## Stated problem
Repeat exactly the lines running from the first line of the data to the line containing "-5, -10, -15];", both ends included, and nothing else; drop the pictures.

## Source data
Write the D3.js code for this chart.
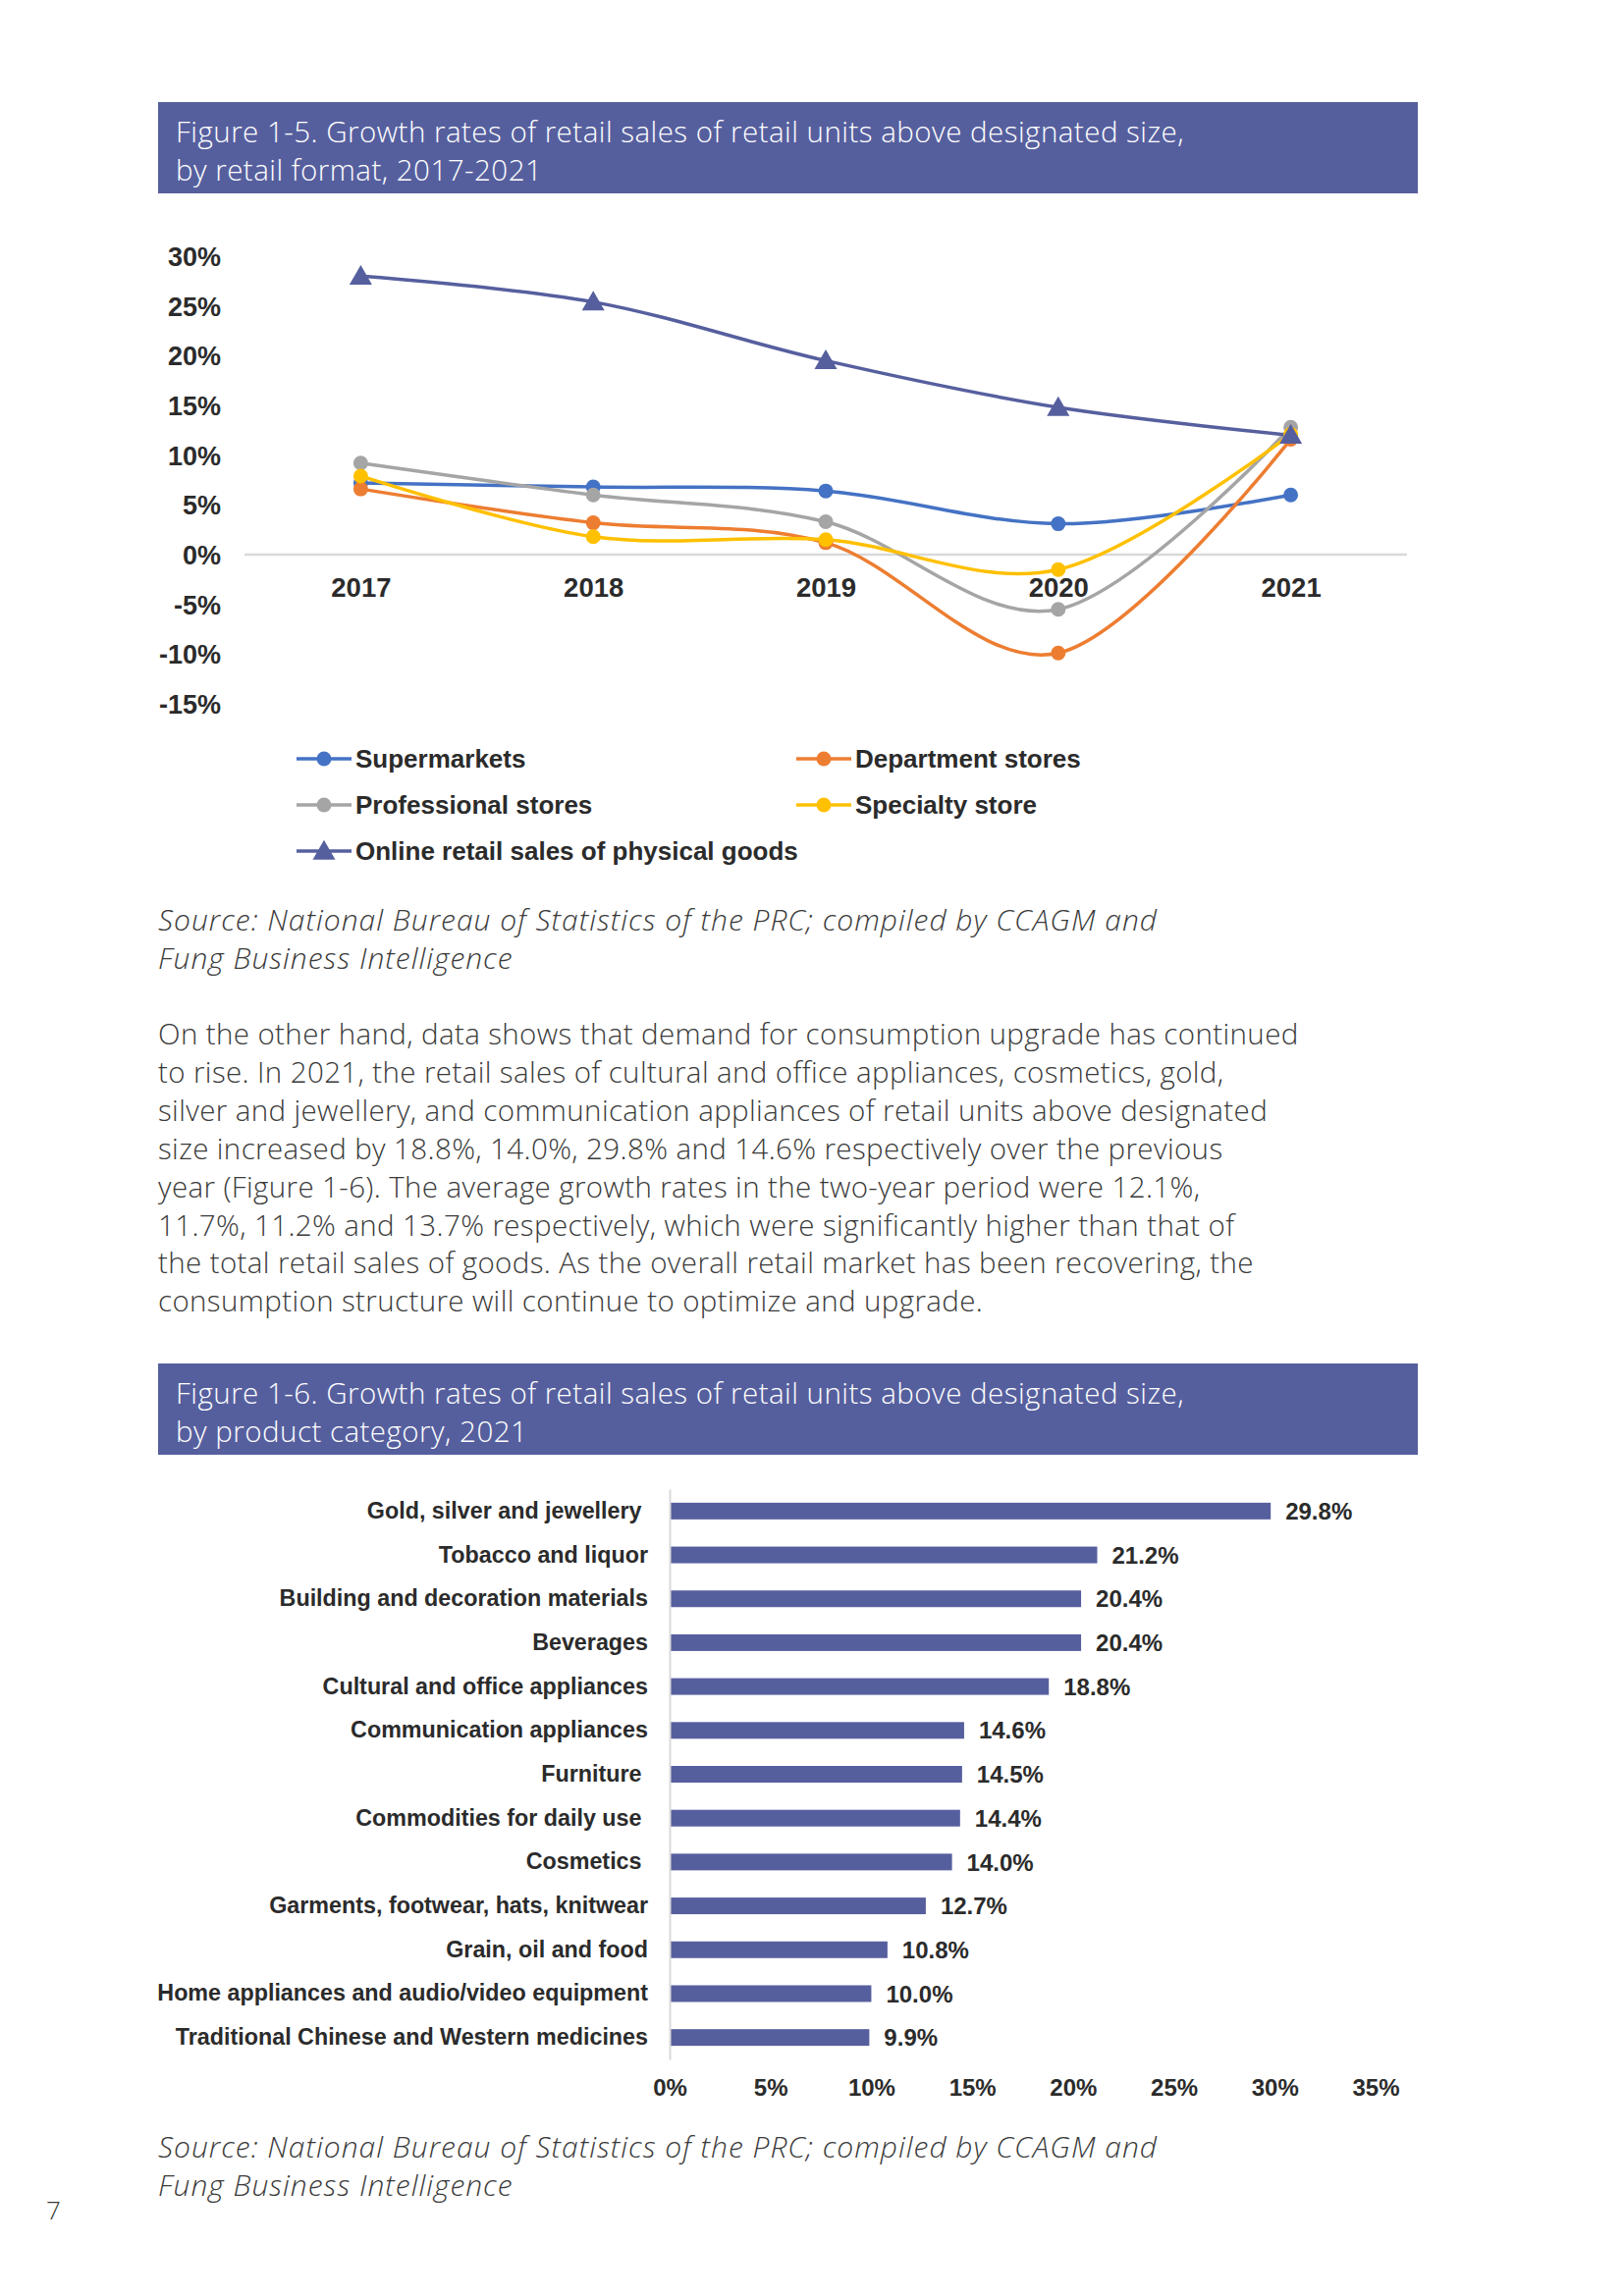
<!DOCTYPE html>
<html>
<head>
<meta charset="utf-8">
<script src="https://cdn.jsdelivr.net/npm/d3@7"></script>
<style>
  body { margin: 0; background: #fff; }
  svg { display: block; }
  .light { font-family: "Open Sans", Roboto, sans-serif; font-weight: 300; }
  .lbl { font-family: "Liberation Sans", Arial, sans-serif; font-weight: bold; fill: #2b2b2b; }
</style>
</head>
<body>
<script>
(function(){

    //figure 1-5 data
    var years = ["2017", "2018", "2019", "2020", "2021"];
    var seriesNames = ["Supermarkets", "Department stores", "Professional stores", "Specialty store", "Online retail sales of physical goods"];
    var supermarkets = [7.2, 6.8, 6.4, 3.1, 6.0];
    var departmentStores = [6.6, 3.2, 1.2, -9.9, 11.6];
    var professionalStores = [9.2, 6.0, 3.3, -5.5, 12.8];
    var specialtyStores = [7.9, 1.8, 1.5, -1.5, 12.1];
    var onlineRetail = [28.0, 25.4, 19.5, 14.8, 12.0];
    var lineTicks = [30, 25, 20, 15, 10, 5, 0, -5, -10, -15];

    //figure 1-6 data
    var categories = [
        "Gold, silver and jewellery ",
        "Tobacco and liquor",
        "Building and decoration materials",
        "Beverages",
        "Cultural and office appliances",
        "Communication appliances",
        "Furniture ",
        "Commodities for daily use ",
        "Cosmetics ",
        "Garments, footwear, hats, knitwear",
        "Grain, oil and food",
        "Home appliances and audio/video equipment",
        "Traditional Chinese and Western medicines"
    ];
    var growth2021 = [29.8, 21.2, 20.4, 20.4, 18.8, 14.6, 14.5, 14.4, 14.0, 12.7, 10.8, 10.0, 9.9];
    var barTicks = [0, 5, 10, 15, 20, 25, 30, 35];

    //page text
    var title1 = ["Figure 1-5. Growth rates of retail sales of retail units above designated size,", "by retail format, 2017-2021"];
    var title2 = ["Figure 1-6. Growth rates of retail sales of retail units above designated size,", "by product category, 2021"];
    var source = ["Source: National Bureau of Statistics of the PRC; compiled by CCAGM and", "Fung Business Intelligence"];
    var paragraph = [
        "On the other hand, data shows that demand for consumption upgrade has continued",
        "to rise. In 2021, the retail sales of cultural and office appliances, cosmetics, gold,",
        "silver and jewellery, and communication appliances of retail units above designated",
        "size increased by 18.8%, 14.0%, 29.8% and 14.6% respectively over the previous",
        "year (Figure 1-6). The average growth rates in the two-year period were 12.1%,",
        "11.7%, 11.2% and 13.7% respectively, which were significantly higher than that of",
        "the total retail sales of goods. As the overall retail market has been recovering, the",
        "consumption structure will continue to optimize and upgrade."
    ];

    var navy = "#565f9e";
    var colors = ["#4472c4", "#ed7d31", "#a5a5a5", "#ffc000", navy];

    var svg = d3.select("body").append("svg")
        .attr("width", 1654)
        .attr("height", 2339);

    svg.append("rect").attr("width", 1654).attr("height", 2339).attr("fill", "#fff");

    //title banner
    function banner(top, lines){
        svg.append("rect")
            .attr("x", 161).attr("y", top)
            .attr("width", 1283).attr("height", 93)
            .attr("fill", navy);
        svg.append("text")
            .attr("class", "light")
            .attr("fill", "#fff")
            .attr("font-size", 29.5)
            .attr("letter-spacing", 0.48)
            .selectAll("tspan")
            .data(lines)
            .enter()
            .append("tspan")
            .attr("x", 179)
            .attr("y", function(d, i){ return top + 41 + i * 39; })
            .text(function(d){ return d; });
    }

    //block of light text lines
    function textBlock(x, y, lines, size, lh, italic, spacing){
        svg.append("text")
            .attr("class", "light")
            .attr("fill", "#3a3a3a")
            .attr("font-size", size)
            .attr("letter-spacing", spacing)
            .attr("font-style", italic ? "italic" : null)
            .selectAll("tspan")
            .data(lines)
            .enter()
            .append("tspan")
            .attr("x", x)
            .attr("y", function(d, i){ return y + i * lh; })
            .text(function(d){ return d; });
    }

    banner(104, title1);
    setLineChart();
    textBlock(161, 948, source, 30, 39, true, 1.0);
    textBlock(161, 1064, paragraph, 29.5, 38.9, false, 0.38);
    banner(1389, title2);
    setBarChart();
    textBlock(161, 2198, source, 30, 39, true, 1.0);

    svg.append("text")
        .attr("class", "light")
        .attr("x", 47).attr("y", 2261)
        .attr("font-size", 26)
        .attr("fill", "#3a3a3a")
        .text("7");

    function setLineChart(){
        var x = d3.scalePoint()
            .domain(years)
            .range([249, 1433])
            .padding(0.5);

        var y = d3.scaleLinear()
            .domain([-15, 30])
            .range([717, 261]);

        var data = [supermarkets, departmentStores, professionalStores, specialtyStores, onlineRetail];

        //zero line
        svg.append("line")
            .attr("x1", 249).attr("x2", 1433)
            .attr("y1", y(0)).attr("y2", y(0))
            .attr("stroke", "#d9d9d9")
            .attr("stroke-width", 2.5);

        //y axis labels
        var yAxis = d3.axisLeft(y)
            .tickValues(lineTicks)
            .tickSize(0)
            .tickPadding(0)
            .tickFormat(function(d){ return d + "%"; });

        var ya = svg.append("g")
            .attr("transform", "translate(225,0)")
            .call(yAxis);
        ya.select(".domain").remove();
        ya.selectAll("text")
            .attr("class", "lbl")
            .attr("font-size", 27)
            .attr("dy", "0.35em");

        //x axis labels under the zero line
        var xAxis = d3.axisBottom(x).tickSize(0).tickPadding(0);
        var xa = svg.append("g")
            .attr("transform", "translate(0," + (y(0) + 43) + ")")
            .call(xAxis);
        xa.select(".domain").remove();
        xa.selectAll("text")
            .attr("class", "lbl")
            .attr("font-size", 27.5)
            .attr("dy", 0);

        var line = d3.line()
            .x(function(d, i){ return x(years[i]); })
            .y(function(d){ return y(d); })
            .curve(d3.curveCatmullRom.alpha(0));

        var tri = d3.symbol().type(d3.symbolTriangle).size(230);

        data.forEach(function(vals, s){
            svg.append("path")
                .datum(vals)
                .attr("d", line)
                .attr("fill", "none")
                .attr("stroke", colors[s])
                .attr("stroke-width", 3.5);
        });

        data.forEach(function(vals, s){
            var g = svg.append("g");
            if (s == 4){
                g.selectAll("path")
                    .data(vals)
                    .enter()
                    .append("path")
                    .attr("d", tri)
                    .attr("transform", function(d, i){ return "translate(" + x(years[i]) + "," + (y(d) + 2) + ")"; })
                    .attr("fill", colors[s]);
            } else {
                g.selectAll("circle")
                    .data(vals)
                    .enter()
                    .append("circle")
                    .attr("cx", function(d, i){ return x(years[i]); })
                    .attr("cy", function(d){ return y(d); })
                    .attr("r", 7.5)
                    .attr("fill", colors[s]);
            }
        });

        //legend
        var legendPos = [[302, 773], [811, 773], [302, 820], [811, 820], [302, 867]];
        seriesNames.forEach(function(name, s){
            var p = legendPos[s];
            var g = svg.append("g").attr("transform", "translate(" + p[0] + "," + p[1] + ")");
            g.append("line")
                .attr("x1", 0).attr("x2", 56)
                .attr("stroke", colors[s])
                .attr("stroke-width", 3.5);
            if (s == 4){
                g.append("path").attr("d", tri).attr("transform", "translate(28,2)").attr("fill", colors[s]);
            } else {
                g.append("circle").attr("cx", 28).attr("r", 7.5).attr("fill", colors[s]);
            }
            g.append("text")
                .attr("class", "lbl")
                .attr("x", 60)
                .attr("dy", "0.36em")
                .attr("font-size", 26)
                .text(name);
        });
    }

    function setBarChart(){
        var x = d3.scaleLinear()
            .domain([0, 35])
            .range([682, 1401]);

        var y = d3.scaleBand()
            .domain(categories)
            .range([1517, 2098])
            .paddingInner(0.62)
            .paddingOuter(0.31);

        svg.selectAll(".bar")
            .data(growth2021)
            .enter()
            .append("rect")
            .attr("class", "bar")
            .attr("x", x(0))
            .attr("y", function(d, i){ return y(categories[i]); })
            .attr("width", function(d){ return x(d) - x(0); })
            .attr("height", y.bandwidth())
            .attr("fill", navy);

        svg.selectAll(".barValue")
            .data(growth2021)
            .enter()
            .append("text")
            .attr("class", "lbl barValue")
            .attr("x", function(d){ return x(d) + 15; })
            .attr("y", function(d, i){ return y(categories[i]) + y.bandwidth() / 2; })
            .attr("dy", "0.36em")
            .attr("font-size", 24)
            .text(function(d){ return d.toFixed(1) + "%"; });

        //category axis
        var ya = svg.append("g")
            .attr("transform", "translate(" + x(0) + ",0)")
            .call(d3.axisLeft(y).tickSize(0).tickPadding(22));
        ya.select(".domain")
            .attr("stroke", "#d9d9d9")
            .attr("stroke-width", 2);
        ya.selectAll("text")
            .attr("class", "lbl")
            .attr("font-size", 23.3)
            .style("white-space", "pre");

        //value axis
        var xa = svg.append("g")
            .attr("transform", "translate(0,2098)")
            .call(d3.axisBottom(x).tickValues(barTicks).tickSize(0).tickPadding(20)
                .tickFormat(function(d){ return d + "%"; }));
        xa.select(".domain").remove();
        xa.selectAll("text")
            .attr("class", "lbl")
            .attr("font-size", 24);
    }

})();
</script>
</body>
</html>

## Output
Write the D3.js code for this chart.
<!DOCTYPE html>
<html>
<head>
<meta charset="utf-8">
<script src="https://cdn.jsdelivr.net/npm/d3@7"></script>
<style>
  body { margin: 0; background: #fff; }
  svg { display: block; }
  .light { font-family: "Open Sans", Roboto, sans-serif; font-weight: 300; }
  .lbl { font-family: "Liberation Sans", Arial, sans-serif; font-weight: bold; fill: #2b2b2b; }
</style>
</head>
<body>
<script>
(function(){

    //figure 1-5 data
    var years = ["2017", "2018", "2019", "2020", "2021"];
    var seriesNames = ["Supermarkets", "Department stores", "Professional stores", "Specialty store", "Online retail sales of physical goods"];
    var supermarkets = [7.2, 6.8, 6.4, 3.1, 6.0];
    var departmentStores = [6.6, 3.2, 1.2, -9.9, 11.6];
    var professionalStores = [9.2, 6.0, 3.3, -5.5, 12.8];
    var specialtyStores = [7.9, 1.8, 1.5, -1.5, 12.1];
    var onlineRetail = [28.0, 25.4, 19.5, 14.8, 12.0];
    var lineTicks = [30, 25, 20, 15, 10, 5, 0, -5, -10, -15];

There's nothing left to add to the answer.